Calvert mused, “As a Spiegler Girl I always feel like I come from a great position of privilege in the industry; people know that means you are certain things—you are responsible, you are professional. So my biggest challenge has always been just me, my self-confidence and my trust in myself to actually do the job that I said I can do.”

Sinclair said, “I think my biggest challenge is my look, because I look pretty young and innocent—sweet, the girl next door. And those things are all great but I feel like … the scenes that I’m interested in doing, that I’m passionate about doing, are the gonzo, the rough ones, where I’m not acting in them, I’m just having sex, being true to myself. And it’s really rare to come across companies that will book me for those kinds of scenes because I don’t look like that intense of a performer.”

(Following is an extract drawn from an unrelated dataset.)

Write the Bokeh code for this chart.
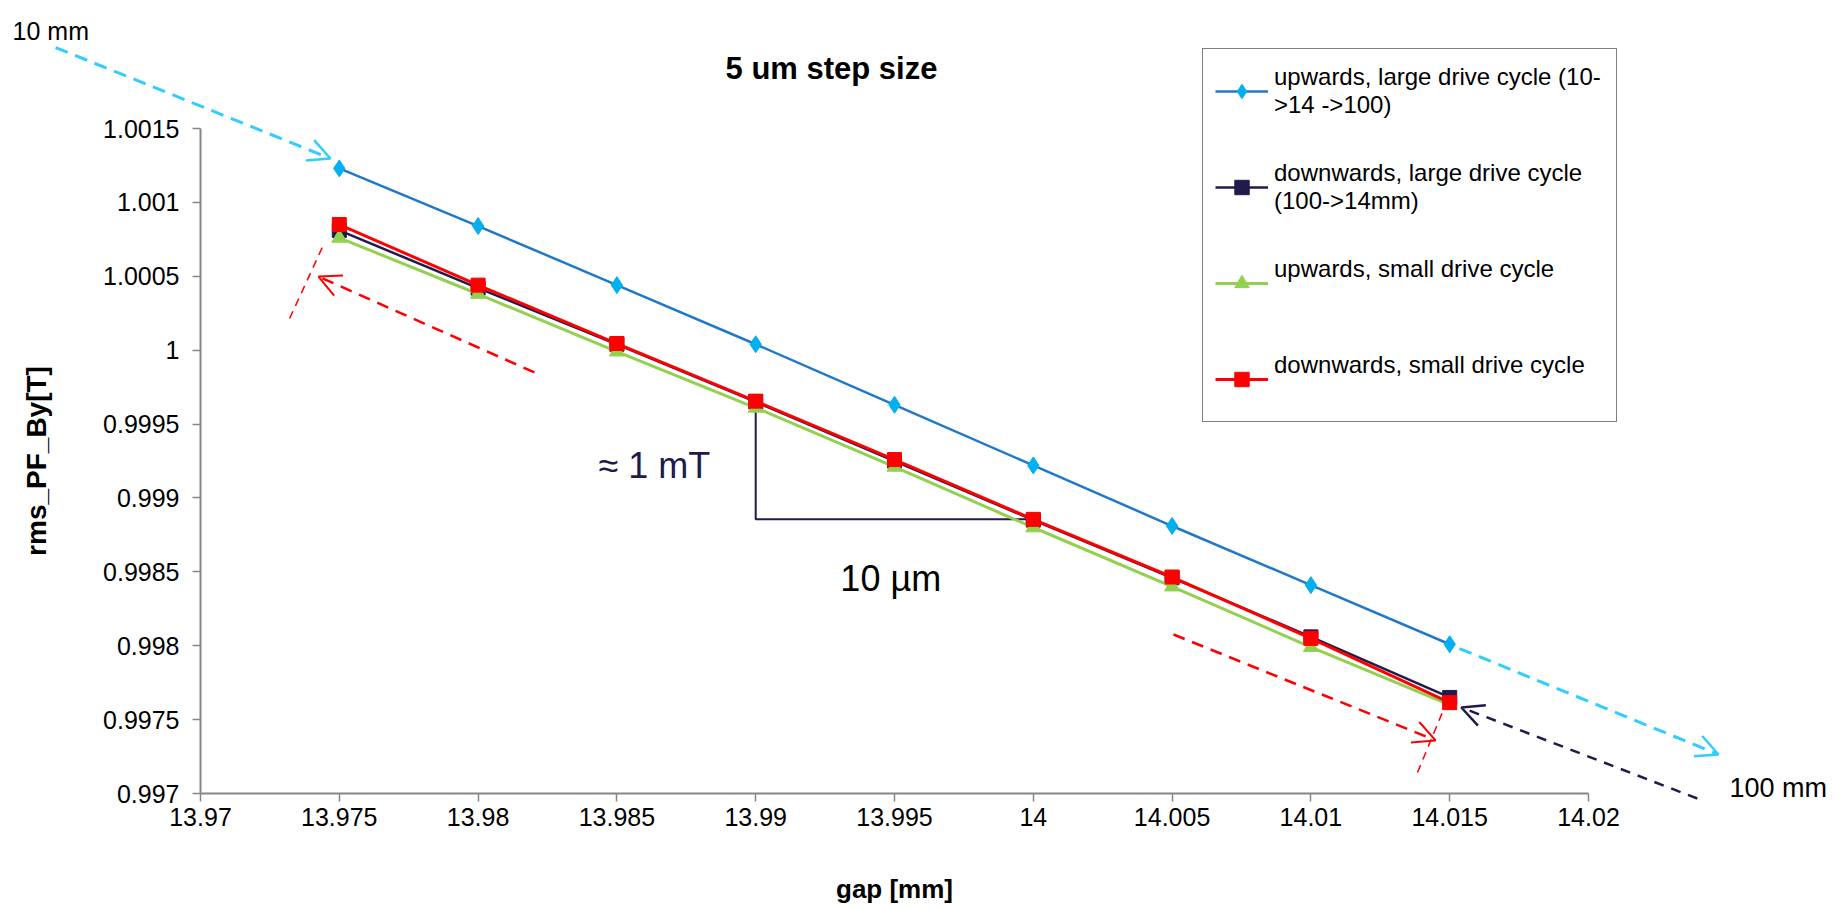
from bokeh.plotting import figure
from bokeh.models import (Range1d, FixedTicker, Legend, LegendItem, Arrow,
                          OpenHead, Label, LinearAxis)
from bokeh.embed import file_html
from bokeh.resources import INLINE

# ---------------- data ----------------
gap = [13.975, 13.98, 13.985, 13.99, 13.995, 14, 14.005, 14.01, 14.015]
up_large = [1.00123, 1.00084, 1.00044, 1.00004, 0.99963, 0.99922, 0.99881, 0.99841, 0.99801]
down_large = [1.00081, 1.00042, 1.00004, 0.99965, 0.99925, 0.99885, 0.99846, 0.99806, 0.99765]
up_small = [1.00076, 1.00038, 0.99999, 0.99961, 0.99921, 0.99880, 0.99840, 0.99799, 0.99760]
down_small = [1.00085, 1.00044, 1.000045, 0.999655, 0.99926, 0.998855, 0.998465, 0.99805, 0.997615]

series_names = [
    "upwards, large drive cycle (10-\n>14 ->100)",
    "downwards, large drive cycle\n(100->14mm)",
    "upwards, small drive cycle\n\u00a0",
    "downwards, small drive cycle\n\u00a0",
]

x_ticks = [13.97, 13.975, 13.98, 13.985, 13.99, 13.995, 14, 14.005, 14.01, 14.015, 14.02]
x_tick_labels = ["13.97", "13.975", "13.98", "13.985", "13.99", "13.995", "14",
                 "14.005", "14.01", "14.015", "14.02"]
y_ticks = [0.997, 0.9975, 0.998, 0.9985, 0.999, 0.9995, 1, 1.0005, 1.001, 1.0015]
y_tick_labels = ["0.997", "0.9975", "0.998", "0.9985", "0.999", "0.9995", "1",
                 "1.0005", "1.001", "1.0015"]

# slope triangle (10 um step / ~1 mT)
tri_x = [13.99, 13.99, 14]
tri_y = [0.99965, 0.998855, 0.998855]

# annotation arrows (x_start, y_start, x_end, y_end) in data units
cyan_arrows = [(13.96478, 1.002048, 13.97468, 1.001297),
               (14.01535, 0.997981, 14.02468, 0.997264)]
red_arrows = [(13.98203, 0.999849, 13.97425, 1.000498),
              (14.00505, 0.998076, 14.01449, 0.997359)]
red_ticks = [(13.97321, 1.000214, 13.97447, 1.000729),
             (14.01384, 0.997142, 14.01481, 0.997582)]
navy_arrows = [(14.02392, 0.996966, 14.01542, 0.997582)]

# ---------------- layout ----------------
W, H = 1840, 909
AX_LEFT, AX_RIGHT, AX_TOP, AX_BOTTOM = 200, 1588, 128, 793
X0, X1 = x_ticks[0], x_ticks[-1]
Y0, Y1 = y_ticks[0], y_ticks[-1]
xpp = (X1 - X0) / (AX_RIGHT - AX_LEFT)
ypp = (Y1 - Y0) / (AX_BOTTOM - AX_TOP)

FONT = "Liberation Sans"
NAVY = "#201a4e"

p = figure(width=W, height=H, output_backend="svg", toolbar_location=None,
           x_range=Range1d(X0 - AX_LEFT * xpp, X0 + (W - AX_LEFT) * xpp),
           y_range=Range1d(Y0 - (H - AX_BOTTOM) * ypp, Y1 + AX_TOP * ypp),
           x_axis_location=None, y_axis_location=None, min_border=0)
p.outline_line_color = None
p.xgrid.visible = False
p.ygrid.visible = False
p.background_fill_color = "white"
p.border_fill_color = "white"

xaxis = LinearAxis(fixed_location=Y0, bounds=(X0, X1),
                   ticker=FixedTicker(ticks=x_ticks),
                   major_label_overrides=dict(zip(x_ticks, x_tick_labels)),
                   axis_label="gap [mm]")
yaxis = LinearAxis(fixed_location=X0, bounds=(Y0, Y1),
                   ticker=FixedTicker(ticks=y_ticks),
                   major_label_overrides=dict(zip(y_ticks, y_tick_labels)),
                   axis_label="rms_PF_By[T]")
for ax in (xaxis, yaxis):
    ax.axis_line_color = "#868686"
    ax.axis_line_width = 2
    ax.major_tick_line_color = "#868686"
    ax.major_tick_line_width = 1.5
    ax.major_tick_in = 0
    ax.major_tick_out = 8
    ax.minor_tick_line_color = None
    ax.major_label_text_font = FONT
    ax.major_label_text_font_size = "25px"
    ax.major_label_text_color = "black"
    ax.axis_label_text_font = FONT
    ax.axis_label_text_font_style = "bold"
    ax.axis_label_text_color = "black"
xaxis.major_label_standoff = 6
yaxis.major_label_standoff = 13
xaxis.axis_label_text_font_size = "26px"
yaxis.axis_label_text_font_size = "28px"
xaxis.axis_label_standoff = 45
yaxis.axis_label_standoff = 48
p.add_layout(xaxis, "below")
p.add_layout(yaxis, "left")

# slope triangle
p.line(tri_x, tri_y, line_color=NAVY, line_width=2)

# series
l1 = p.line(gap, up_large, line_color="#1f78c8", line_width=2.5)
m1 = p.scatter(gap, up_large, marker="diamond", size=17,
               fill_color="#00b0f0", line_color="#00b0f0")
l2 = p.line(gap, down_large, line_color=NAVY, line_width=2.5)
m2 = p.scatter(gap, down_large, marker="square", size=14,
               fill_color=NAVY, line_color=NAVY)
l3 = p.line(gap, up_small, line_color="#92d050", line_width=3)
m3 = p.scatter(gap, up_small, marker="triangle", size=15,
               fill_color="#92d050", line_color="#92d050")
l4 = p.line(gap, down_small, line_color="#ff0000", line_width=3)
m4 = p.scatter(gap, down_small, marker="square", size=14,
               fill_color="#ff0000", line_color="#ff0000")

legend = Legend(items=[
    LegendItem(label=series_names[0], renderers=[l1, m1]),
    LegendItem(label=series_names[1], renderers=[l2, m2]),
    LegendItem(label=series_names[2], renderers=[l3, m3]),
    LegendItem(label=series_names[3], renderers=[l4, m4]),
], location=(1202, H - 422))
legend.label_text_font = FONT
legend.label_text_font_size = "24px"
legend.label_text_color = "black"
legend.glyph_width = 53
legend.glyph_height = 36
legend.label_standoff = 6
legend.padding = 12
legend.spacing = 36
legend.label_height = 60
legend.label_width = 330
legend.margin = 0
legend.border_line_color = "black"
legend.border_line_width = 1.5
legend.background_fill_color = "white"
legend.background_fill_alpha = 1
p.add_layout(legend)

# arrows
for (xs, ys, xe, ye) in cyan_arrows:
    p.add_layout(Arrow(end=OpenHead(size=22, line_color="#33ccff", line_width=2.5),
                       x_start=xs, y_start=ys, x_end=xe, y_end=ye,
                       line_color="#33ccff", line_width=3, line_dash="13 8"))
for (xs, ys, xe, ye) in red_arrows:
    p.add_layout(Arrow(end=OpenHead(size=22, line_color="#ff0000", line_width=2),
                       x_start=xs, y_start=ys, x_end=xe, y_end=ye,
                       line_color="#ff0000", line_width=2.5, line_dash="12 8"))
for (xs, ys, xe, ye) in red_ticks:
    p.add_layout(Arrow(end=None, x_start=xs, y_start=ys, x_end=xe, y_end=ye,
                       line_color="#ff0000", line_width=1.5, line_dash="8 6"))
for (xs, ys, xe, ye) in navy_arrows:
    p.add_layout(Arrow(end=OpenHead(size=22, line_color=NAVY, line_width=2.5),
                       x_start=xs, y_start=ys, x_end=xe, y_end=ye,
                       line_color=NAVY, line_width=2.5, line_dash="10 8"))

# labels
p.add_layout(Label(x=13.99273, y=1.001906, text="5 um step size", text_font=FONT,
                   text_font_size="31px", text_font_style="bold", text_align="center",
                   text_baseline="middle", text_color="black"))
p.add_layout(Label(x=13.96323, y=1.002163, text="10 mm", text_font=FONT,
                   text_font_size="25px", text_baseline="middle", text_color="black"))
p.add_layout(Label(x=14.02508, y=0.997034, text="100 mm", text_font=FONT,
                   text_font_size="27px", text_baseline="middle", text_color="black"))
p.add_layout(Label(x=13.98434, y=0.99922, text="\u2248 1 mT", text_font=FONT,
                   text_font_size="36px", text_baseline="middle", text_color=NAVY))
p.add_layout(Label(x=13.99305, y=0.998455, text="10 \u00b5m", text_font=FONT,
                   text_font_size="36px", text_baseline="middle", text_color="black"))

open("out.html", "w").write(file_html(p, INLINE))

Finally, Mills posed this question to all: “If you could change one thing about this business, what would it be?”

Wright said, gently, “Just reaching out to each other more. I realize that sounds so generic. But I feel like people actually deal with stuff. They’re not going to reject it if you reach out to someone.”

Johnson got a laugh when he said, “Get rid of all the shady people. Like all industries, there’s always a shady group.”

Small Hands said he’d like to see an end to “homophobia, transphobia—all these problems with genders—that’s bullshit. That’s the sins of our past.”

Gamble responded at length, touching on his many years in the business and concluding, “When I got into the business at 18 years old, I was the youngest person in the business at the time. … I didn’t know who I was. I don’t think I even found out who I was until last year, to be honest with you. You come in this business and you work and you’re not getting the validation that you want, you’re not getting the love that you want, you’re getting this hatred … you don’t know how to handle it, and you’re not learning these coping skills … I feel like there ought to be more of a protocol about how you get into the business and what happens when you get into the business … I heard Dani Daniels say this on a podcast: ‘Getting into porn is not like getting your bangs changed.’ … People think, ‘It’s not as taboo as it used to be,’ but you have to be mentally strong to be able to handle being in this business, and I think that’s something that needs to be touched upon.”

Calvert said she gets asked this question a lot, and various topics come up, such as agency problems or payscale problems. “But I’m going to say something different this time. … I miss creativity in porn. I miss showing up on set and being able to just do what you want in a scene—within reason, of course. To be able to work with someone and have passion and have chemistry with someone rather than just be told, ‘This is what you’re going to do today. You’re going to do these five positions.’ … I want to just be able to fuck.”

Pierce brought up the prevalent problem of piracy, which is “why the payscale changed. … Pay for your goddamn porn. It’s not that difficult. If you ask anybody under the age of 25, ‘Have you paid for porn?’ they look at you like you’re ridiculous. I don’t go to your job and take your computer. Don’t run into mine and take my shit.”

Sinclair’s answer, though, got the biggest response from the crowd: a resounding round of applause. “As a female performer in this industry there is so much judgment, hate. The girls are so mean to each other,” she said. “And I’m not sure how the guys feel about this, but I feel like being a girl every day it’s a competition—who is prettier, who looks better in an outfit, who has the most DVD titles. Everything is a competition. And at the end of the day we’re all one industry, we’re all one family, we’re all working toward one thing together. I feel like if we could be a little nicer to each other, and compliment each other more, and just be genuinely kinder people to each other, there would be a lot less issues with the industry as a whole.”